Par ailleurs, le procès de l’unique femme trouvée coupable d’infanticide par ce tribunal royal, son enfant étant mort après avoir été abandonné sur un tas de fumier, met en lumière le caractère répressif d’une justice qui cherche l’exemplarité par la peine de mort. Ce cas d’infanticide est abondamment cité à tous les chapitres au risque de polariser l’attention, mais l’auteure traite également des deux ou trois accusations qui furent par la suite abandonnées. Si la protection des nouveau-nés est invoquée par les édits et par certains juges, une partie des cas évoqués révèle surtout d’autres valeurs, comme l’honneur blessé des familles lors d’une maternité hors mariage et le besoin reconnu par cette société d’assurer la survie et l’éducation de l’enfant illégitime.
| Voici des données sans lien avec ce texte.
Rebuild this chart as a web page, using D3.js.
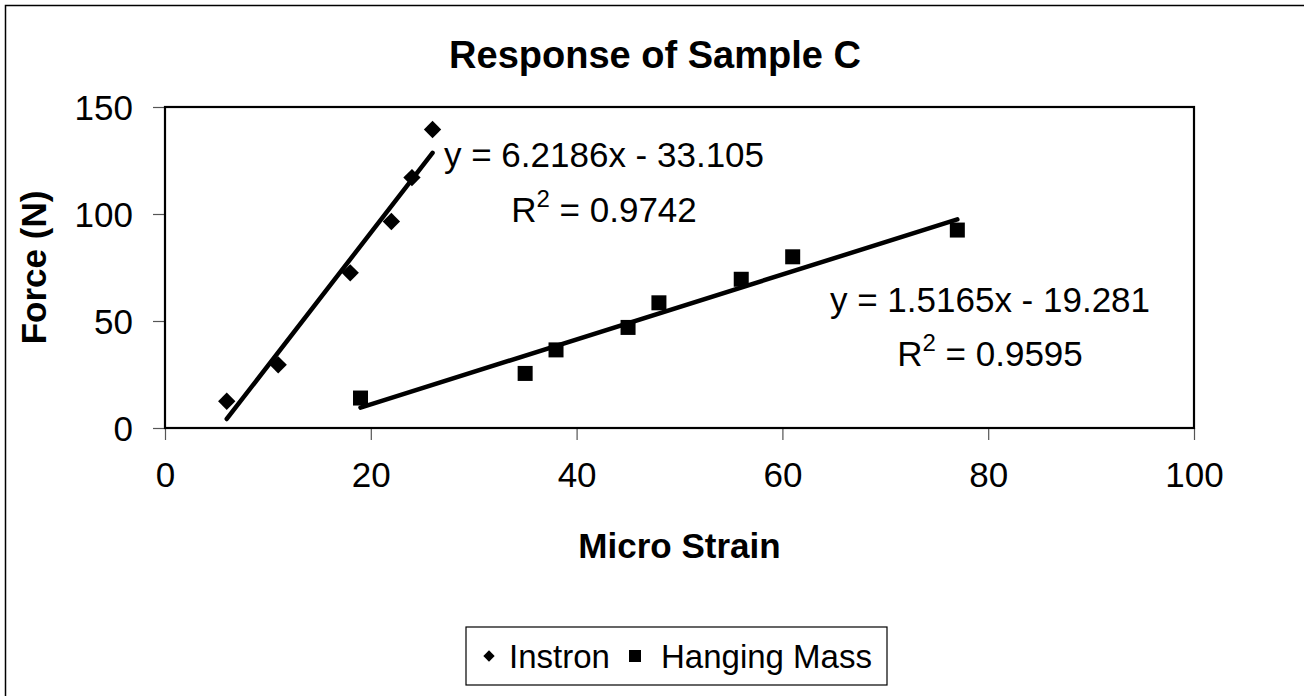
<!DOCTYPE html>
<html>
<head>
<meta charset="utf-8">
<script src="https://cdn.jsdelivr.net/npm/d3@7"></script>
<style>
  body { margin: 0; background: #fff; }
  svg { display: block; font-family: "Liberation Sans", Arial, sans-serif; }
</style>
</head>
<body>
<svg id="chart" width="1304" height="696"></svg>
<script>
const title = "Response of Sample C";
const xTitle = "Micro Strain";
const yTitle = "Force (N)";
const seriesNames = ["Instron", "Hanging Mass"];

const instronX = [6, 11, 18, 22, 24, 26];
const instronY = [12.5, 29.5, 72.5, 96.5, 117, 139.5];
const hangingX = [19, 35, 38, 45, 48, 56, 61, 77];
const hangingY = [14, 25.5, 36.5, 47, 58.5, 69.5, 80, 92.5];

const fitSlope = [6.2186, 1.5165];
const fitIntercept = [-33.105, -19.281];
const fitR2 = ["0.9742", "0.9595"];

const xTicks = [0, 20, 40, 60, 80, 100];
const yTicks = [0, 50, 100, 150];

const svg = d3.select("#chart");
const plot = { left: 165, right: 1194, top: 107, bottom: 428 };

const x = d3.scaleLinear().domain([0, 100]).range([plot.left, plot.right]);
const y = d3.scaleLinear().domain([0, 150]).range([plot.bottom, plot.top]);

// outer chart border (right/bottom fall outside the view)
svg.append("rect").attr("x", 5.5).attr("y", 5.5).attr("width", 1310).attr("height", 700)
  .attr("fill", "none").attr("stroke", "#000").attr("stroke-width", 1.5);

// title
svg.append("text").attr("x", 655).attr("y", 68).attr("text-anchor", "middle")
  .attr("font-size", 38).attr("font-weight", "bold").text(title);

// axes
const xAxis = d3.axisBottom(x).tickValues(xTicks).tickSize(12).tickPadding(22).tickFormat(d3.format("d"));
const yAxis = d3.axisLeft(y).tickValues(yTicks).tickSize(12).tickPadding(20).tickFormat(d3.format("d"));

const gx = svg.append("g").attr("transform", `translate(0,${plot.bottom})`).call(xAxis);
const gy = svg.append("g").attr("transform", `translate(${plot.left},0)`).call(yAxis);
[gx, gy].forEach(g => {
  g.select(".domain").remove();
  g.selectAll(".tick line").attr("stroke", "#555").attr("stroke-width", 1.2);
  g.selectAll(".tick text").attr("font-size", 35).attr("fill", "#000")
    .attr("font-family", "'Liberation Sans', Arial, sans-serif");
});
gx.selectAll(".tick text").attr("dy", "0.71em");
gy.selectAll(".tick text").attr("dy", "0.35em");

// plot area frame
svg.append("rect").attr("x", plot.left).attr("y", plot.top)
  .attr("width", plot.right - plot.left).attr("height", plot.bottom - plot.top)
  .attr("fill", "none").attr("stroke", "#000").attr("stroke-width", 2.2);

// axis titles
svg.append("text").attr("x", (plot.left + plot.right) / 2).attr("y", 558)
  .attr("text-anchor", "middle").attr("font-size", 35).attr("font-weight", "bold").text(xTitle);
svg.append("text").attr("transform", `translate(46,${(plot.top + plot.bottom) / 2}) rotate(-90)`)
  .attr("text-anchor", "middle").attr("font-size", 35).attr("font-weight", "bold").text(yTitle);

// trendlines
const seriesX = [instronX, hangingX];
seriesX.forEach((xs, i) => {
  const x0 = d3.min(xs), x1 = d3.max(xs);
  svg.append("line")
    .attr("x1", x(x0)).attr("y1", y(fitSlope[i] * x0 + fitIntercept[i]))
    .attr("x2", x(x1)).attr("y2", y(fitSlope[i] * x1 + fitIntercept[i]))
    .attr("stroke", "#000").attr("stroke-width", 4.5).attr("stroke-linecap", "round");
});

// markers
const diamond = d3.symbol().type(d3.symbolSquare).size(150);
svg.append("g").selectAll("path").data(d3.zip(instronX, instronY)).join("path")
  .attr("d", diamond)
  .attr("transform", d => `translate(${x(d[0])},${y(d[1])}) rotate(45)`)
  .attr("fill", "#000");
svg.append("g").selectAll("rect").data(d3.zip(hangingX, hangingY)).join("rect")
  .attr("x", d => x(d[0]) - 7.5).attr("y", d => y(d[1]) - 7.5)
  .attr("width", 15).attr("height", 15).attr("fill", "#000");

// equation labels
const eqPos = [{ cx: 604, y1: 167, y2: 222 }, { cx: 990, y1: 312, y2: 366 }];
eqPos.forEach((p, i) => {
  const b = fitIntercept[i];
  svg.append("text").attr("x", p.cx).attr("y", p.y1).attr("text-anchor", "middle")
    .attr("font-size", 35).text(`y = ${fitSlope[i].toFixed(4)}x ${b < 0 ? "-" : "+"} ${Math.abs(b).toFixed(3)}`);
  const t = svg.append("text").attr("x", p.cx).attr("y", p.y2).attr("text-anchor", "middle")
    .attr("font-size", 35);
  t.append("tspan").text("R");
  t.append("tspan").attr("dy", -15).attr("font-size", 24).text("2");
  t.append("tspan").attr("dy", 15).text(` = ${fitR2[i]}`);
});

// legend
const lg = svg.append("g");
lg.append("rect").attr("x", 466).attr("y", 627).attr("width", 421).attr("height", 58)
  .attr("fill", "#fff").attr("stroke", "#000").attr("stroke-width", 1.2);
lg.append("path").attr("d", d3.symbol().type(d3.symbolSquare).size(64))
  .attr("transform", "translate(489,656) rotate(45)").attr("fill", "#000");
lg.append("text").attr("x", 509).attr("y", 668).attr("font-size", 33).text(seriesNames[0]);
lg.append("rect").attr("x", 629).attr("y", 650).attr("width", 12).attr("height", 12).attr("fill", "#000");
lg.append("text").attr("x", 661).attr("y", 668).attr("font-size", 33).text(seriesNames[1]);
</script>
</body>
</html>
Nathalie Poirier reprend en conclusion ce constat d’un écart entre la sévérité des lois et les réticences de la population à dénoncer les accusées, sans oublier la tendance des magistrats à les acquitter ou à atténuer les sanctions. La conclusion évoque enfin un adoucissement des législations et des pratiques judiciaires dans la seconde moitié du XVIIIe siècle survenue un peu partout dans la foulée de l’humanisme.

Dans cet ouvrage fort bien écrit, on en apprend beaucoup sur le fonctionnement du système judiciaire dans la colonie, sur les représentations de l’enfance véhiculées par les lois mais aussi sur des modes de vie où les relations hommes-femmes sont parfois contraintes, mais où les violences issues de querelles de villages ne sont pas l’apanage des hommes. On entrevoit aussi des formes de fréquentations qui peuvent mener à l’illégitimité en un milieu où la forte présence de militaires qui ne peuvent se marier sans permission suscite des situations imprévues : attribution des charges de l’enfant à deux pères, ordre de célébrer un mariage à la suite d’un procès ou intervention du curé qui marie un militaire sans attendre l’État afin de pouvoir baptiser l’enfant à la veille de naître.